Pictures stay out. Extract the lines below from the first one through the line with "const seriesNames = ['Monopoly", both included.

(begin)

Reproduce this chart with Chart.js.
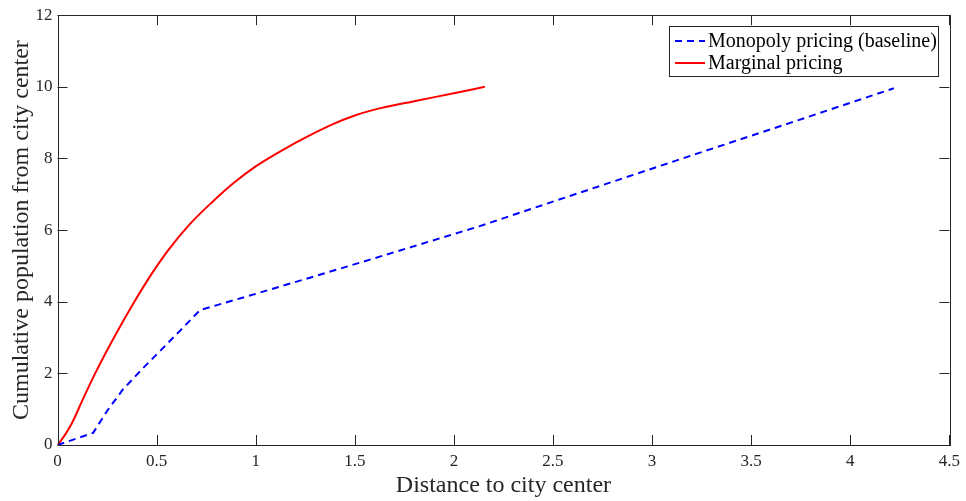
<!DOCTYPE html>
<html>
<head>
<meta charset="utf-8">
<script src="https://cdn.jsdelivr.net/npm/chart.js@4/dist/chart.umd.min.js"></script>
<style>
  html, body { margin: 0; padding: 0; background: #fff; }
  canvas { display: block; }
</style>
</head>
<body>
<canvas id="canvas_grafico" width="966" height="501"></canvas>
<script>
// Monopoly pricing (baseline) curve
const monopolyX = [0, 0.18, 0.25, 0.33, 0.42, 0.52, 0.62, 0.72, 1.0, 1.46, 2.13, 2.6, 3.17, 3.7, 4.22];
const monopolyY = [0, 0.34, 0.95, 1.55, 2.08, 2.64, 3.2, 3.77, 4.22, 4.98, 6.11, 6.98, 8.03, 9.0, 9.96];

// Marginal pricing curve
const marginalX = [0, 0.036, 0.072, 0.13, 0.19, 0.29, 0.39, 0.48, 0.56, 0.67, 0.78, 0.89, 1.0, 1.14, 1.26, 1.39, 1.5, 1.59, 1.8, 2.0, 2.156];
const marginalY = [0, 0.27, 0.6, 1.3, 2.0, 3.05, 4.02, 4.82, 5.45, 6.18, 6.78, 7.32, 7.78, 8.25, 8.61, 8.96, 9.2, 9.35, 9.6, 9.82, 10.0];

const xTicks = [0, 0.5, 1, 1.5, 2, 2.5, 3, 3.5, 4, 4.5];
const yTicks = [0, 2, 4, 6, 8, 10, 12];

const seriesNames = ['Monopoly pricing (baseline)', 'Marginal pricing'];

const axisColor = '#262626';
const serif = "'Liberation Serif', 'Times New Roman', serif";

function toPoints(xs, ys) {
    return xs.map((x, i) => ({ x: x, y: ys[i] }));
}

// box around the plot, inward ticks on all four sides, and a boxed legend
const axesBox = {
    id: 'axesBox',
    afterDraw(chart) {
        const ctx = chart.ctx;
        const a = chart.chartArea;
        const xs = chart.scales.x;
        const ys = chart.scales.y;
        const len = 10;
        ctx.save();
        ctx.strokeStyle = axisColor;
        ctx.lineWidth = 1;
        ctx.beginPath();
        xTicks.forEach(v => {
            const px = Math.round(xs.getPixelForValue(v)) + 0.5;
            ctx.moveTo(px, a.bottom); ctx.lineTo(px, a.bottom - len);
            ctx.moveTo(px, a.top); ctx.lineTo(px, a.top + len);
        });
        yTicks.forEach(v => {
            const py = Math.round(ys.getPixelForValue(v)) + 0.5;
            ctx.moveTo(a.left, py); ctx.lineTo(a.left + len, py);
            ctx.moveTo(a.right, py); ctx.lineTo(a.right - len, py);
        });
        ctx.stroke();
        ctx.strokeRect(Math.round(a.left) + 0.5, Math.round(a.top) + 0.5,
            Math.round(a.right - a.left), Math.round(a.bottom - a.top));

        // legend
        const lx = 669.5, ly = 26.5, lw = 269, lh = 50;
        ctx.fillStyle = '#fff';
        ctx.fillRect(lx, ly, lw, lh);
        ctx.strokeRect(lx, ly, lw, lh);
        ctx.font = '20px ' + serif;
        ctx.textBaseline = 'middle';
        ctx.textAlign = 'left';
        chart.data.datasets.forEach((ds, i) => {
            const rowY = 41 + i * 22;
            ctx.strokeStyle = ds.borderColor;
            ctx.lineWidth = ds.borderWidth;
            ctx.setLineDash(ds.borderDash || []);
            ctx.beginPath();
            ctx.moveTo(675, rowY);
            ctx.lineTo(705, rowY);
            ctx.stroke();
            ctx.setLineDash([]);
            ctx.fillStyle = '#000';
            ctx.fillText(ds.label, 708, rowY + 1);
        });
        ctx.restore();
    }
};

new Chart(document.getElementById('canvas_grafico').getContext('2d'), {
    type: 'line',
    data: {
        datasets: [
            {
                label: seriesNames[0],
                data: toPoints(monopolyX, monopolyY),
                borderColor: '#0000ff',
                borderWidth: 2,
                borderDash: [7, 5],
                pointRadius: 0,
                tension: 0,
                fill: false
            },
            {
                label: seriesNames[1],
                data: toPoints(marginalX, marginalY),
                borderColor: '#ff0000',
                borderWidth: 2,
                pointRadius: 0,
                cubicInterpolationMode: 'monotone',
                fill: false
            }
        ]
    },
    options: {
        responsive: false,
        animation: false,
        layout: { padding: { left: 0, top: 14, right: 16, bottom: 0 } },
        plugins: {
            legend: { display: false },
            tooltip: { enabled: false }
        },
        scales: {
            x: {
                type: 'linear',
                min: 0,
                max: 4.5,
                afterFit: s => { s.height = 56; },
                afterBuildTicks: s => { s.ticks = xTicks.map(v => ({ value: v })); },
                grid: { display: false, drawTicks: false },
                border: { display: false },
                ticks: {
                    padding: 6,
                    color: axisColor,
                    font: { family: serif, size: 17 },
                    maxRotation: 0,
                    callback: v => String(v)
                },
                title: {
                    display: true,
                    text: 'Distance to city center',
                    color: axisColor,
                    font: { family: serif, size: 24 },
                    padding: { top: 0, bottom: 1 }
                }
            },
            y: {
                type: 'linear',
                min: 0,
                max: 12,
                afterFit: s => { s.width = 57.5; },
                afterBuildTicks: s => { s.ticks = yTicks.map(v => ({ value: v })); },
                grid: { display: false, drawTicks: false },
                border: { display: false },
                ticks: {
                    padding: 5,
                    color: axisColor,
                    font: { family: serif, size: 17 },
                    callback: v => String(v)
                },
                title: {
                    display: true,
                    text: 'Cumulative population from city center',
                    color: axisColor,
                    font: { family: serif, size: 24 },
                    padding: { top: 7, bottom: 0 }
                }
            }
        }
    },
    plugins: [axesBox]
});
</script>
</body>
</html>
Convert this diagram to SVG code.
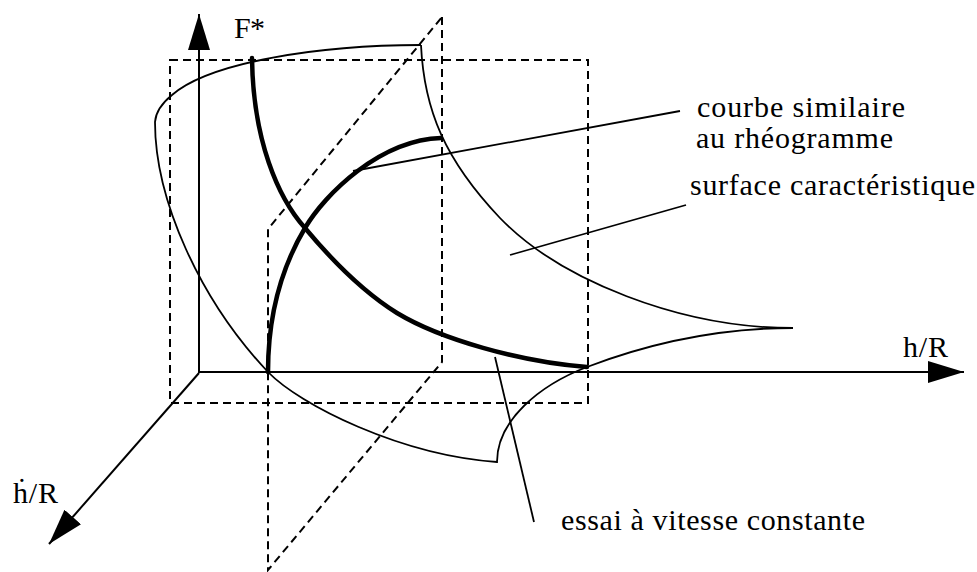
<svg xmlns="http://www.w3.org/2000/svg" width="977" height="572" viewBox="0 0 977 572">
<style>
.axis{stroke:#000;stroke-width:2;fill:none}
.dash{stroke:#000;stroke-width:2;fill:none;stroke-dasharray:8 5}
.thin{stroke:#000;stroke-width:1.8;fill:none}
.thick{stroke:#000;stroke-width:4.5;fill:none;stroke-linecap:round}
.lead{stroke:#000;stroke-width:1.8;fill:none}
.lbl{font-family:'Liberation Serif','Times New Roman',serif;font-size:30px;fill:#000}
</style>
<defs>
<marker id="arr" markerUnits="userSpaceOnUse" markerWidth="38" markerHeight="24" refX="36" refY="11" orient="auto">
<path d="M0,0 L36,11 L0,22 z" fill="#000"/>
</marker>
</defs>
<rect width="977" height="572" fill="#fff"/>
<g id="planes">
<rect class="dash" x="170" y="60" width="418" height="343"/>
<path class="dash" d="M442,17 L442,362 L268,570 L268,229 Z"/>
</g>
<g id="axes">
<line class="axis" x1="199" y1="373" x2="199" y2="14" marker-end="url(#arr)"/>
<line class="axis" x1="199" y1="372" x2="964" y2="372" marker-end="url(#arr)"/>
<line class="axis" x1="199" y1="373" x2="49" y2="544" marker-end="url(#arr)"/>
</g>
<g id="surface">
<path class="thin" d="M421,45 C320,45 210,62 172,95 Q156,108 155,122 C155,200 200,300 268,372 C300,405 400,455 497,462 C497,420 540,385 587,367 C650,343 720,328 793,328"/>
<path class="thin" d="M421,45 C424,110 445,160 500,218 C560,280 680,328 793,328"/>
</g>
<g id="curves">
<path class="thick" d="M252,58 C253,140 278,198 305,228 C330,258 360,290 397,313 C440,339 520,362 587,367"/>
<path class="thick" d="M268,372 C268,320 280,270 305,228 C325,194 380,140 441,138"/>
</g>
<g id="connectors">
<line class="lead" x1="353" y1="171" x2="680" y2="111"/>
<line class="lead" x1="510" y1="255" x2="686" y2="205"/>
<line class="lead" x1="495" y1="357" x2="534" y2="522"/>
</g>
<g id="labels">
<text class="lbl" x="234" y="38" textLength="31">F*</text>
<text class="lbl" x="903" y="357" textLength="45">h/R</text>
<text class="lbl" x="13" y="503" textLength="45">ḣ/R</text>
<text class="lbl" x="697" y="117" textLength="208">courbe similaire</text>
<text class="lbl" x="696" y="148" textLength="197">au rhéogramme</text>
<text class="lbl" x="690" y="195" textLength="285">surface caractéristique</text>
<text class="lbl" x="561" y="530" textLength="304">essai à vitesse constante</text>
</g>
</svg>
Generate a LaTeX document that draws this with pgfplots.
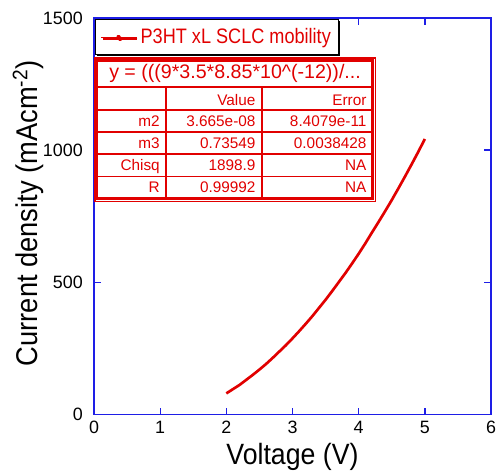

(end)

**Exercise solution**.
Reproduce this chart with Chart.js.
<!DOCTYPE html>
<html>
<head>
<meta charset="utf-8">
<script src="https://cdn.jsdelivr.net/npm/chart.js@4/dist/chart.umd.min.js"></script>
<style>
  html, body { margin: 0; padding: 0; background: #fff; }
  canvas { display: block; }
</style>
</head>
<body>
<canvas id="canvas_grafico" width="966" height="501"></canvas>
<script>
// Monopoly pricing (baseline) curve
const monopolyX = [0, 0.18, 0.25, 0.33, 0.42, 0.52, 0.62, 0.72, 1.0, 1.46, 2.13, 2.6, 3.17, 3.7, 4.22];
const monopolyY = [0, 0.34, 0.95, 1.55, 2.08, 2.64, 3.2, 3.77, 4.22, 4.98, 6.11, 6.98, 8.03, 9.0, 9.96];

// Marginal pricing curve
const marginalX = [0, 0.036, 0.072, 0.13, 0.19, 0.29, 0.39, 0.48, 0.56, 0.67, 0.78, 0.89, 1.0, 1.14, 1.26, 1.39, 1.5, 1.59, 1.8, 2.0, 2.156];
const marginalY = [0, 0.27, 0.6, 1.3, 2.0, 3.05, 4.02, 4.82, 5.45, 6.18, 6.78, 7.32, 7.78, 8.25, 8.61, 8.96, 9.2, 9.35, 9.6, 9.82, 10.0];

const xTicks = [0, 0.5, 1, 1.5, 2, 2.5, 3, 3.5, 4, 4.5];
const yTicks = [0, 2, 4, 6, 8, 10, 12];

const seriesNames = ['Monopoly pricing (baseline)', 'Marginal pricing'];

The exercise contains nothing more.